Alors il raconte une autre histoire, encore une. Celle de ces gamins qui au départ de Grande-Bretagne s’envolent pour les États-Unis où leurs parents et eux doivent s’installer, définitivement. Avant l’embarquement, les enfants tiennent en mains un pochon d’eau à l’intérieur duquel nage avec paresse un poisson rouge qui leur appartient. Ni le pochon ni le poisson ne sont admis à bord. Détresse des bambins. Cris. Pleurs. L’hôtesse s’en arrange. Elle certifie aux tout-petits que le poisson va voyager à part, dans le même appareil. Laisse embarquer la petite famille. Prend une photo du poisson. L’envoie à un collègue à Atlanta, où le vol doit atterrir. Le collègue en question file acheter le même poisson. Arrivés sur place, les gosses n’y voient que du feu, et toute leur peine a disparu.
Une autre? Allez… Encore une histoire d’avion. Encore aux États-Unis. Un voyageur doit traverser le pays pour assister aux funérailles de sa mère. Des retards s’en mêlent, impossible pour le malheureux d’attraper sa correspondance. Une hôtesse à bord le comprend. En informe le commandant de bord. On appelle la tour de contrôle. On se débrouille. Décision est prise de retarder le vol suivant. Afin que l’endeuillé puisse embarquer à temps. «Cette compagnie, il ne l’oubliera jamais.»
Réunion Tupperware chez Taylor Swift
Alors c’est là-dessus qu’insiste Ken Hughes. Créer du lien. Rendre chaque expérience unique. Inoubliable. S’adapter aux circonstances.

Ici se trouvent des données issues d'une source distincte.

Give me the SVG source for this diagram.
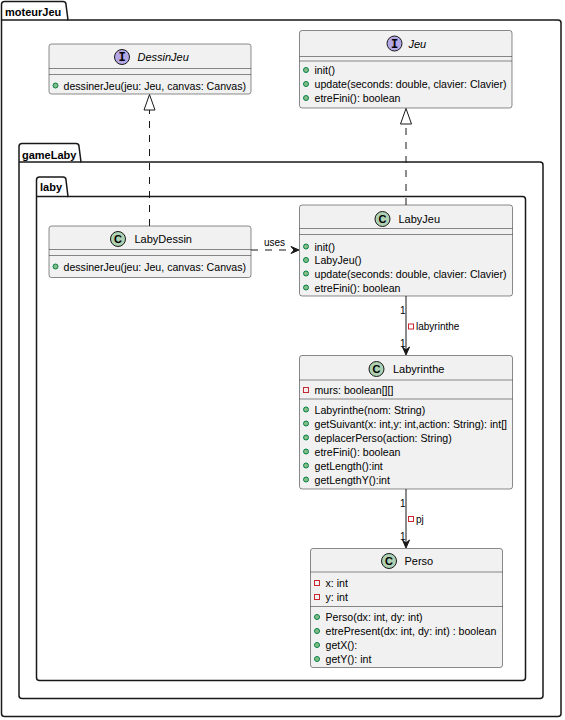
<svg xmlns="http://www.w3.org/2000/svg" width="565" height="720" viewBox="0 0 565 720">
  <style>
    .pkg { fill: none; stroke: #181818; stroke-width: 1.5; }
    .pkgname { font-family: "Liberation Sans", Arial, sans-serif; font-size: 11px; font-weight: bold; fill: #000; }
    .box { fill: #F1F1F1; stroke: #181818; stroke-width: 0.5; }
    .sep { stroke: #181818; stroke-width: 0.5; }
    .title { font-family: "Liberation Sans", Arial, sans-serif; font-size: 11px; fill: #000; }
    .ititle { font-family: "Liberation Sans", Arial, sans-serif; font-size: 11px; font-style: italic; fill: #000; }
    .mem { font-family: "Liberation Sans", Arial, sans-serif; font-size: 10.6px; fill: #000; }
    .lbl { font-family: "Liberation Sans", Arial, sans-serif; font-size: 10px; fill: #000; }
    .ci { fill: #B4A7E5; stroke: #181818; stroke-width: 1; }
    .cc { fill: #ADD1B2; stroke: #181818; stroke-width: 1; }
    .letter { font-family: "Liberation Sans", Arial, sans-serif; font-size: 11px; font-weight: bold; fill: #000; text-anchor: middle; }
    .iletter { font-family: "Liberation Mono", "Courier New", monospace; font-size: 12px; font-weight: bold; fill: #000; text-anchor: middle; }
    .pub { fill: #84BE84; stroke: #038048; stroke-width: 1; }
    .priv { fill: none; stroke: #C82930; stroke-width: 1; }
    .dash { fill: none; stroke: #181818; stroke-width: 1; stroke-dasharray: 7,7; }
    .solid { fill: none; stroke: #181818; stroke-width: 1; }
    .hollow { fill: #FFFFFF; stroke: #181818; stroke-width: 1; }
    .head { fill: #181818; stroke: #181818; stroke-width: 1; }
  </style>

  <!-- packages -->
  <g id="pkg-moteurJeu">
    <path class="pkg" d="M1.5,4.5 Q1.5,1.5 4.5,1.5 L63,1.5 Q66,1.5 66,4.5 L68,20 L558,20 Q561,20 561,23 L561,713.5 Q561,716.5 558,716.5 L4.5,716.5 Q1.5,716.5 1.5,713.5 Z"/>
    <line class="pkg" x1="1.5" y1="20" x2="68" y2="20"/>
    <text class="pkgname" x="5" y="16">moteurJeu</text>
  </g>
  <g id="pkg-gameLaby">
    <path class="pkg" d="M19,146.5 Q19,143.5 22,143.5 L76,143.5 Q79,143.5 79,146.5 L81,162 L540,162 Q543,162 543,165 L543,695.5 Q543,698.5 540,698.5 L22,698.5 Q19,698.5 19,695.5 Z"/>
    <line class="pkg" x1="19" y1="162" x2="81" y2="162"/>
    <text class="pkgname" x="22" y="158.5">gameLaby</text>
  </g>
  <g id="pkg-laby">
    <path class="pkg" d="M36.5,180 Q36.5,177 39.5,177 L63,177 Q66,177 66,180 L68,196.5 L522.5,196.5 Q525.5,196.5 525.5,199.5 L525.5,677.5 Q525.5,680.5 522.5,680.5 L39.5,680.5 Q36.5,680.5 36.5,677.5 Z"/>
    <line class="pkg" x1="36.5" y1="196.5" x2="68" y2="196.5"/>
    <text class="pkgname" x="40" y="191">laby</text>
  </g>

  <!-- DessinJeu interface -->
  <g id="DessinJeu">
    <rect class="box" x="49" y="44" width="202" height="50" rx="2.5"/>
    <circle class="ci" cx="122" cy="57" r="7.5"/>
    <text class="iletter" x="122" y="61">I</text>
    <text class="ititle" x="137.5" y="61">DessinJeu</text>
    <line class="sep" x1="49" y1="68.5" x2="251" y2="68.5"/>
    <line class="sep" x1="49" y1="74.5" x2="251" y2="74.5"/>
    <circle class="pub" cx="55.5" cy="85.5" r="2.5"/>
    <text class="mem" x="63.5" y="89.5">dessinerJeu(jeu: Jeu, canvas: Canvas)</text>
  </g>

  <!-- Jeu interface -->
  <g id="Jeu">
    <rect class="box" x="299.5" y="30.5" width="212.5" height="77.5" rx="2.5"/>
    <circle class="ci" cx="394.5" cy="43.5" r="7.5"/>
    <text class="iletter" x="394.5" y="47.5">I</text>
    <text class="ititle" x="408.5" y="47.5">Jeu</text>
    <line class="sep" x1="299.5" y1="56.5" x2="512" y2="56.5"/>
    <line class="sep" x1="299.5" y1="61" x2="512" y2="61"/>
    <circle class="pub" cx="306" cy="70" r="2.5"/>
    <text class="mem" x="314.5" y="74">init()</text>
    <circle class="pub" cx="306" cy="84" r="2.5"/>
    <text class="mem" x="314.5" y="88">update(seconds: double, clavier: Clavier)</text>
    <circle class="pub" cx="306" cy="98" r="2.5"/>
    <text class="mem" x="314.5" y="102">etreFini(): boolean</text>
  </g>

  <!-- LabyDessin class -->
  <g id="LabyDessin">
    <rect class="box" x="49" y="226" width="202" height="51.5" rx="2.5"/>
    <circle class="cc" cx="118" cy="239" r="7.5"/>
    <text class="letter" x="118" y="243">C</text>
    <text class="title" x="134.5" y="243">LabyDessin</text>
    <line class="sep" x1="49" y1="249.5" x2="251" y2="249.5"/>
    <line class="sep" x1="49" y1="255.5" x2="251" y2="255.5"/>
    <circle class="pub" cx="55.5" cy="266.5" r="2.5"/>
    <text class="mem" x="63.5" y="270.5">dessinerJeu(jeu: Jeu, canvas: Canvas)</text>
  </g>

  <!-- LabyJeu class -->
  <g id="LabyJeu">
    <rect class="box" x="299.5" y="205" width="213" height="91" rx="2.5"/>
    <circle class="cc" cx="382.5" cy="219" r="7.5"/>
    <text class="letter" x="382.5" y="223">C</text>
    <text class="title" x="398.5" y="223">LabyJeu</text>
    <line class="sep" x1="299.5" y1="228.5" x2="512.5" y2="228.5"/>
    <line class="sep" x1="299.5" y1="234.5" x2="512.5" y2="234.5"/>
    <circle class="pub" cx="306" cy="246.5" r="2.5"/>
    <text class="mem" x="314.5" y="250.5">init()</text>
    <circle class="pub" cx="306" cy="260" r="2.5"/>
    <text class="mem" x="314.5" y="264">LabyJeu()</text>
    <circle class="pub" cx="306" cy="273.5" r="2.5"/>
    <text class="mem" x="314.5" y="277.5">update(seconds: double, clavier: Clavier)</text>
    <circle class="pub" cx="306" cy="287.5" r="2.5"/>
    <text class="mem" x="314.5" y="291.5">etreFini(): boolean</text>
  </g>

  <!-- Labyrinthe class -->
  <g id="Labyrinthe">
    <rect class="box" x="299.5" y="355.5" width="213" height="133.5" rx="2.5"/>
    <circle class="cc" cx="376.5" cy="369" r="7.5"/>
    <text class="letter" x="376.5" y="373">C</text>
    <text class="title" x="393" y="373">Labyrinthe</text>
    <line class="sep" x1="299.5" y1="380" x2="512.5" y2="380"/>
    <rect class="priv" x="303.5" y="387.5" width="5" height="5"/>
    <text class="mem" x="314.5" y="393.5">murs: boolean[][]</text>
    <line class="sep" x1="299.5" y1="399" x2="512.5" y2="399"/>
    <circle class="pub" cx="306" cy="409.5" r="2.5"/>
    <text class="mem" x="314.5" y="413.5">Labyrinthe(nom: String)</text>
    <circle class="pub" cx="306" cy="423.5" r="2.5"/>
    <text class="mem" x="314.5" y="427.5">getSuivant(x: int,y: int,action: String): int[]</text>
    <circle class="pub" cx="306" cy="437.5" r="2.5"/>
    <text class="mem" x="314.5" y="441.5">deplacerPerso(action: String)</text>
    <circle class="pub" cx="306" cy="451.5" r="2.5"/>
    <text class="mem" x="314.5" y="455.5">etreFini(): boolean</text>
    <circle class="pub" cx="306" cy="465.5" r="2.5"/>
    <text class="mem" x="314.5" y="469.5">getLength():int</text>
    <circle class="pub" cx="306" cy="479.5" r="2.5"/>
    <text class="mem" x="314.5" y="483.5">getLengthY():int</text>
  </g>

  <!-- Perso class -->
  <g id="Perso">
    <rect class="box" x="310.5" y="548.5" width="192" height="119" rx="2.5"/>
    <circle class="cc" cx="389" cy="561" r="7.5"/>
    <text class="letter" x="389" y="565">C</text>
    <text class="title" x="404.5" y="565">Perso</text>
    <line class="sep" x1="310.5" y1="572" x2="502.5" y2="572"/>
    <rect class="priv" x="314.5" y="580.5" width="5" height="5"/>
    <text class="mem" x="325.5" y="587">x: int</text>
    <rect class="priv" x="314.5" y="594.5" width="5" height="5"/>
    <text class="mem" x="325.5" y="601">y: int</text>
    <line class="sep" x1="310.5" y1="606.5" x2="502.5" y2="606.5"/>
    <circle class="pub" cx="317" cy="617" r="2.5"/>
    <text class="mem" x="325.5" y="621">Perso(dx: int, dy: int)</text>
    <circle class="pub" cx="317" cy="631" r="2.5"/>
    <text class="mem" x="325.5" y="635">etrePresent(dx: int, dy: int) : boolean</text>
    <circle class="pub" cx="317" cy="645" r="2.5"/>
    <text class="mem" x="325.5" y="649">getX():</text>
    <circle class="pub" cx="317" cy="659" r="2.5"/>
    <text class="mem" x="325.5" y="663">getY(): int</text>
  </g>

  <!-- connectors -->
  <g id="connectors">
    <!-- LabyDessin realizes DessinJeu -->
    <line class="dash" x1="149.5" y1="226" x2="149.5" y2="110"/>
    <polygon class="hollow" points="149.5,94.5 144,110 155,110"/>
    <!-- LabyJeu realizes Jeu -->
    <line class="dash" x1="406" y1="205" x2="406" y2="124"/>
    <polygon class="hollow" points="406,108.5 400.5,124 411.5,124"/>
    <!-- LabyDessin uses LabyJeu -->
    <line class="dash" x1="251" y1="250" x2="297" y2="250"/>
    <polygon class="head" points="299,250 291,246.5 294,250 291,253.5"/>
    <text class="lbl" x="264" y="245.5">uses</text>
    <!-- LabyJeu -> Labyrinthe -->
    <line class="solid" x1="406" y1="296" x2="406" y2="353"/>
    <polygon class="head" points="406,355 402.5,347 406,350 409.5,347"/>
    <text class="lbl" x="400" y="314">1</text>
    <rect class="priv" x="408.5" y="324" width="5" height="5"/>
    <text class="lbl" x="416" y="330">labyrinthe</text>
    <text class="lbl" x="400" y="347">1</text>
    <!-- Labyrinthe -> Perso -->
    <line class="solid" x1="406" y1="489" x2="406" y2="546"/>
    <polygon class="head" points="406,548 402.5,540 406,543 409.5,540"/>
    <text class="lbl" x="400" y="506.5">1</text>
    <rect class="priv" x="408.5" y="516.5" width="5" height="5"/>
    <text class="lbl" x="416" y="523">pj</text>
    <text class="lbl" x="400" y="540">1</text>
  </g>
</svg>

En faire plus. «Si vous n’avez pas l’enthousiasme…» Le showman irlandais s’en réfère d’ailleurs à la mégastar Taylor Swift. Toute reine de la pop qu’elle est, la miss multiplie attentions et selfies avec ses fans, allant jusqu’à les inviter, chez elle, pour leur dévoiler en avant-première le contenu de son nouvel album. Elle sert le gâteau, à boire. Fait passer le chat de la maison de bras en bras. Entre showcase intimiste et réunion Tupperware.
Ses admiratrices et admirateurs, eux, sont capables de poireauter en dansant des heures et des heures sous la pluie, trempés, et par milliers, aux abords d’un stade où se déroule un concert de la vedette… pour lequel ils n’ont pas de billet. «Une connexion émotive», résume Ken Hughes. Au fait, l’IA sait-elle seulement rire, pleurer, ou danser sous la pluie?